Sunrise hits just as we crest the saddle. Jack bombs off the other side, but I linger for a few minutes, just taking it all in. Damn, I could just stay here all day, but we’ve got places to be!
The rest of the morning presents some damn fine riding. The dirt is like velcro thanks to all the rain, and we just carve our way down to Scotts Lake. Everything is wet and shimmering in the morning sun. Big Meadow is impressive, but the final descent down to Meyers, Christmas Valley – oh my god, so good. Fast, very technical, super fun. It ends with a delicious breakfast in Meyers – huge bagel and egg sandwich chased by a massive muffin and large coffee. This is one of the best mornings in bikepacking I’ve ever had for sure.
After a way too long breakfast stop, we set out for Strawberry, our last resupply before Foresthill, some 120 hard miles beyond. I am still buzzing from the endorphins of the great morning and the coffee – the riding is effortless. Jack I think took quite a beating on his hardtail this morning and falls back a bit, needing some time to recover. We reconvene in Strawberry, and have a little contest to see who can spend more money on food at the market – I drop $40, Jack beats me by $15 or so. Hope it’s enough for the next 120 miles!

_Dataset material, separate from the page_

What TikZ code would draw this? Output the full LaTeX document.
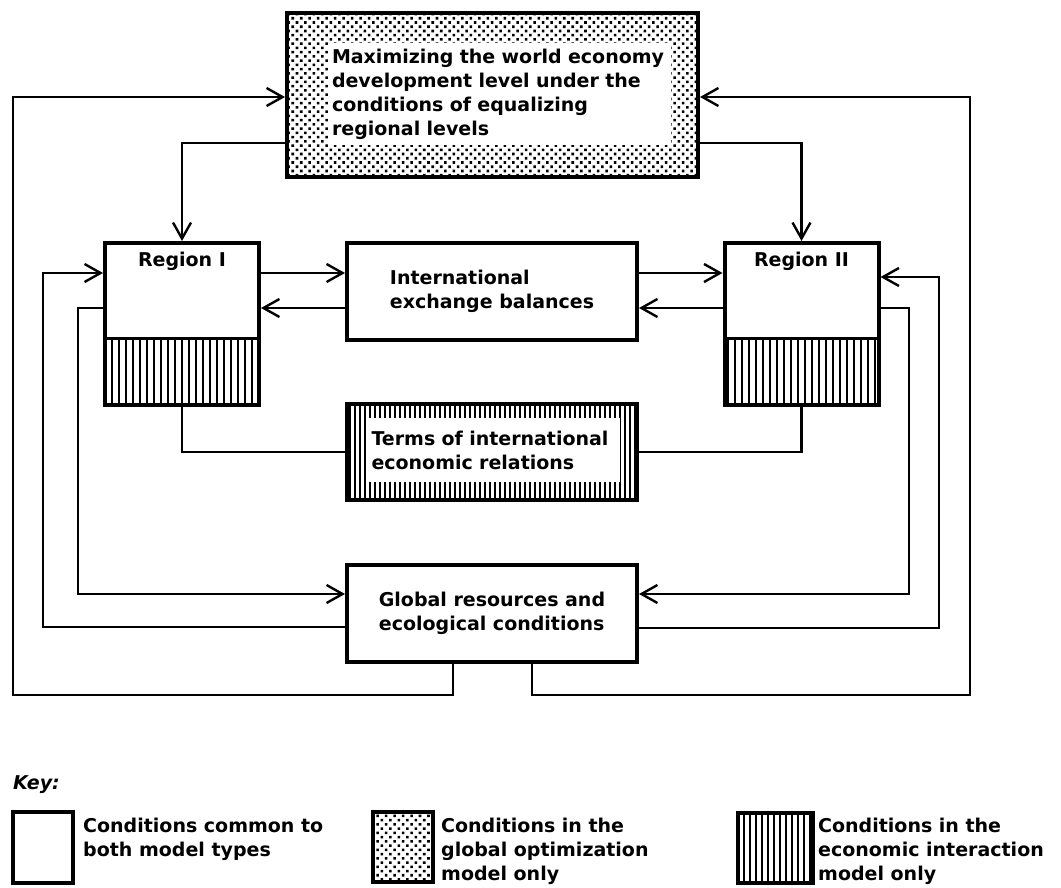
\documentclass[tikz,border=0pt]{standalone}
\usepackage{fontspec}
\setmainfont{DejaVu Sans}
\usetikzlibrary{arrows.meta,patterns.meta}
\newcommand\diagfont{\fontsize{19pt}{24pt}\selectfont\bfseries}
\tikzset{
  box/.style={draw, line width=4pt, inner sep=0pt},
  dotfill/.style={pattern={Dots[distance=6pt, radius=1.8pt, angle=45]}},
  stripefill/.style={pattern={Lines[angle=90, distance=7pt, line width=2.2pt]}},
  finestripes/.style={pattern={Lines[angle=90, distance=5pt, line width=1.8pt]}},
  conn/.style={line width=2.2pt},
  arr/.style={line width=2.2pt, -{Straight Barb[length=16pt, width=18pt, line width=2.4pt]}},
  txt/.style={font=\diagfont, align=left},
  regionbox/.style={box, minimum width=154pt, minimum height=162pt,
    path picture={
      \fill[stripefill] (path picture bounding box.south west)
        rectangle ([yshift=67pt]path picture bounding box.south east);
      \draw[line width=3pt] ([yshift=67pt]path picture bounding box.south west)
        -- ([yshift=67pt]path picture bounding box.south east);
    }},
}
\begin{document}
\begin{tikzpicture}[x=1pt, y=-1pt]
\fill[white] (0,0) rectangle (1061,888);
\useasboundingbox (0,0) rectangle (1061,888);

% objective block
\node[box, dotfill, minimum width=411pt, minimum height=164pt] (top) at (492.5,95) {};
\node[txt, fill=white, text width=336pt, inner xsep=3pt, inner ysep=6pt] (toptext) at (500,94)
  {Maximizing the world economy\\development level under the\\conditions of equalizing\\regional levels};

% regions
\node[regionbox, label={[anchor=north, inner sep=0pt, yshift=-11pt, font=\diagfont]north:Region I}] (r1) at (182,324) {};
\node[regionbox, label={[anchor=north, inner sep=0pt, yshift=-11pt, font=\diagfont]north:Region II}] (r2) at (801.5,324) {};

% exchange balances
\node[box, txt, minimum width=290pt, minimum height=97pt] (intl) at (492,291.5)
  {International\\exchange balances};

% terms of relations
\node[box, finestripes, minimum width=290pt, minimum height=96pt] (terms) at (492,452) {};
\node[txt, fill=white, text width=244pt, inner xsep=4.5pt, inner ysep=13pt] (termstext) at (493.5,450)
  {Terms of international\\economic relations};

% global resources
\node[box, txt, minimum width=290pt, minimum height=97pt] (gl) at (492,613.5)
  {Global resources and\\ecological conditions};

% links to the objective
\draw[arr] (top.west |- 0,143) -| (r1.north);
\draw[arr] (top.east |- 0,143) -| (r2.north);
\draw[arr] (gl.south -| 453,0) |- (13,695) |- (top.west |- 0,97);
\draw[arr] (gl.south -| 532,0) |- (970,695) |- (top.east |- 0,97);

% exchange flows
\draw[arr] (r1.east |- 0,273) -- (intl.west |- 0,273);
\draw[arr] (intl.west |- 0,308) -- (r1.east |- 0,308);
\draw[arr] (intl.east |- 0,273) -- (r2.west |- 0,273);
\draw[arr] (r2.west |- 0,308) -- (intl.east |- 0,308);

% terms
\draw[conn] (r1.south) |- (terms.west |- 0,452);
\draw[conn] (r2.south) |- (terms.east |- 0,452);

% resources
\draw[arr] (gl.west |- 0,627) -| (43,273) -- (r1.west |- 0,273);
\draw[arr] (r1.west |- 0,308) -| (78,594) -- (gl.west |- 0,594);
\draw[arr] (r2.east |- 0,308) -| (909,594) -- (gl.east |- 0,594);
\draw[arr] (gl.east |- 0,628) -| (939,277) -- (r2.east |- 0,277);

% key
\node[anchor=base west, inner sep=0pt, font=\diagfont\itshape] (key) at (13,789) {Key:};
\node[box, minimum width=60pt, minimum height=71pt] (k1) at (43,847.5) {};
\node[txt, anchor=north west, inner sep=0pt] (k1t) at (83,818) {Conditions common to\\both model types};
\node[box, dotfill, minimum width=60pt, minimum height=70pt] (k2) at (403,847) {};
\node[txt, anchor=north west, inner sep=0pt] (k2t) at (441,818) {Conditions in the\\global optimization\\model only};
\node[box, pattern={Lines[angle=90, distance=6pt, line width=2pt]}, minimum width=75pt, minimum height=70pt] (k3) at (775.5,848) {};
\node[txt, anchor=north west, inner sep=0pt] (k3t) at (818,818) {Conditions in the\\economic interaction\\model only};
\end{tikzpicture}
\end{document}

A nice but steep paved climb brings us to Wrights Lake – wow, such a cool spot, a beautiful lake looking towards the backside of Desolation Wilderness. Need to remember to come back here for a weekend.
For the next couple hours, we bounce around on another 4X4 road. The glee from the morning has worn off, we are both cursing the endless boulders.
We blow past the turnoff onto the singletrack and have to go back. Where is the trail? We blindly follow the GPS track through the forest until the faintest of trails starts to appear. And damn it is good, some true backwoods exploration, with flowers everywhere, golden hour evening light, and a good long descent. Glee has returned!
We make it down to Bassi Creek just as the last light of the day fades. Our target for the night is our mosquito-infested camp from the first night, the Rubicon river. And yeah, I forgot to buy bugspray or a bug net. Gonna be a fun night! Another hour or two of relatively easy road riding brings us to the top of that 3,000 foot road descent we climbed the morning of day 2. We bundle up in every bit of clothing we have and drop down into the cool darkness. The light of the headlamp on the undulating road is hypnotizing, I am snug and warm in my down jacket, and before I knew it, I’m falling asleep on my bike! At 30mph! I slap myself and sing songs to keep myself awake, but it’s a struggle to make it down to the river. Finally, we pull into our old campsite, do the whole cliff scramble thing to get down to the river for water, and are sound asleep around midnight.
I forego the sleeping bag and just curl up in my bivy, hoping to avoid the overheating of the first night and keep myself shielded from the skeeters. It works, I sleep through the night! It is hard to get moving today, the sleep deprivation hits me hard and I can’t shake off the bleariness like usual. Caffeine no longer has any effect. Jack always starts off strong in the mornings, and he shoots ahead up the road. The music in my headphones clears my head and I catch him before long.
We’ve got a good 80 miles and 15,000 feet of climbing between us and Foresthill. I’m a bit worried about my food supply, it looks like barely enough to get me there. The problem is, we might not get there till 8pm or later, and I didn’t have much faith any of the stores or restaurants would still be open, as it’s such a small town – that would leave me possibly foodless for the final stretch back to Auburn. This bit of urgency pushes our tired bodies forward, and after a brief rest at French Meadows, we set out on the last major climb of the trip – back up to Robinson Flat. We are pretty much praying for roads at this point.
And roads we receive, minus a small navigation kerfluffle trying to find some rough singletrack connector trail. We both struggle on this climb, but finally top out. Tick tock, let’s roll! A long descent awaits, time for some more Western States.
The trail peters out in that same burned forest we encountered on the first day – it is choose your own adventure type riding, my favorite! I lose Jack here but keep rolling, knowing he’ll catch back up. A brief road climb puts me back on Western States for a long, fun, traversy section, followed by a crazily steep, rocky, switchbacky, 2,000 ft bomb down to the American River. The famous footbridge there had been burned by the fires last summer, so I take my shoes off and wade across, the cool water rejuvenating my legs.